### EXERCISE DESCRIPTION
Copy the records below word for word, from the first line through the line that contains "plt.rcParams['font.family'] = ['Noto", and leave out any pictures.

### RAW RECORDS
···

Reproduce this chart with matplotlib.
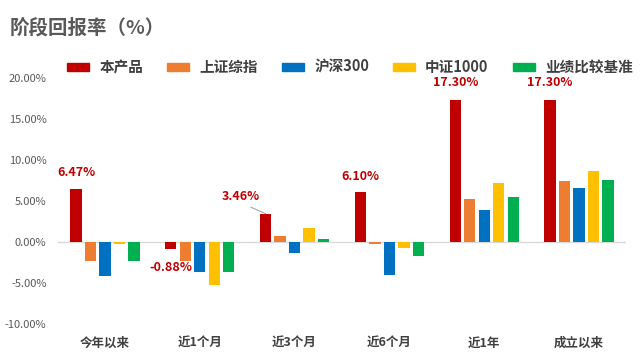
import matplotlib
matplotlib.use("Agg")
import matplotlib.pyplot as plt
import numpy as np
from matplotlib.patches import Patch

plt.rcParams['font.family'] = ['Noto Sans CJK SC', 'DejaVu Sans']

categories = ['今年以来', '近1个月', '近3个月', '近6个月', '近1年', '成立以来']
series_names = ['本产品', '上证综指', '沪深300', '中证1000', '业绩比较基准']
product = [6.47, -0.88, 3.46, 6.10, 17.30, 17.30]
sse = [-2.3, -2.3, 0.7, -0.3, 5.25, 7.45]
csi300 = [-4.2, -3.7, -1.3, -4.0, 3.9, 6.6]
csi1000 = [-0.2, -5.25, 1.7, -0.7, 7.2, 8.7]
benchmark = [-2.3, -3.7, 0.4, -1.7, 5.5, 7.6]
yticks = [-10, -5, 0, 5, 10, 15, 20]
labelled = ['6.47%', '-0.88%', '3.46%', '6.10%', '17.30%', '17.30%']

colors = ['#C00000', '#ED7D31', '#0070C0', '#FFC000', '#00B050']
# label offsets in points (dx, dy) relative to bar end
label_offsets = [(0, 11.5), (0, -13), (-18, 12.5), (0, 11), (0, 12.5), (0, 12.5)]

fig = plt.figure(figsize=(6.4, 3.61), dpi=100)
ax = fig.add_axes([57.6/640, 1-324/361, (626.4-57.6)/640, (324-78)/361])

data = [product, sse, csi300, csi1000, benchmark]
x = np.arange(len(categories))
pitch = 0.153
width = 0.119
for i, (vals, c) in enumerate(zip(data, colors)):
    ax.bar(x + (i-2)*pitch, vals, width=width, color=c, zorder=3)

for j, (v, lab) in enumerate(zip(product, labelled)):
    dx, dy = label_offsets[j]
    kw = {}
    if dx != 0:
        kw['arrowprops'] = dict(arrowstyle='-', color='#A6A6A6', lw=0.8,
                                relpos=(0.5, 0), shrinkA=3, shrinkB=0)
    ax.annotate(lab, xy=(x[j] - 2*pitch, v), xytext=(dx, dy),
                textcoords='offset points', ha='center', va='center',
                fontsize=9, fontweight='bold', color='#C00000', **kw)

ax.set_xlim(-0.5, len(categories)-0.5)
ax.set_ylim(-10, 20)
ax.set_yticks(yticks)
ax.set_yticklabels([f'{t:.2f}%' for t in yticks], fontsize=8, color='#595959')
ax.set_xticks(x)
ax.set_xticklabels(categories, fontsize=9, color='#404040', fontweight='bold')
ax.tick_params(axis='both', length=0)
ax.tick_params(axis='x', pad=9)
ax.tick_params(axis='y', pad=8)
for s in ax.spines.values():
    s.set_visible(False)
ax.axhline(0, color='#D9D9D9', lw=1, zorder=2)

fig.text(10/640, 1-28/361, '阶段回报率（%）', fontsize=14, fontweight='bold',
         color='#595959', ha='left', va='center')

handles = [Patch(color=c) for c in colors]
fig.legend(handles, series_names, loc='center', bbox_to_anchor=(350/640, 1-67/361),
           ncol=5, frameon=False, handlelength=1.5, handleheight=0.5,
           handletextpad=0.7, columnspacing=1.65,
           prop={'size': 10.5, 'weight': 'bold'}, labelcolor='#404040')

fig.savefig('out.png', dpi=100)
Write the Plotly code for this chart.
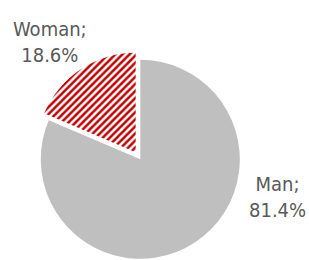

···

### THE RESPONSE
Reproduce this chart with matplotlib.
import matplotlib
matplotlib.use("Agg")
import matplotlib.pyplot as plt
import numpy as np
from matplotlib.patches import Patch

plt.rcParams['font.family'] = ['Noto Sans CJK SC', 'DejaVu Sans']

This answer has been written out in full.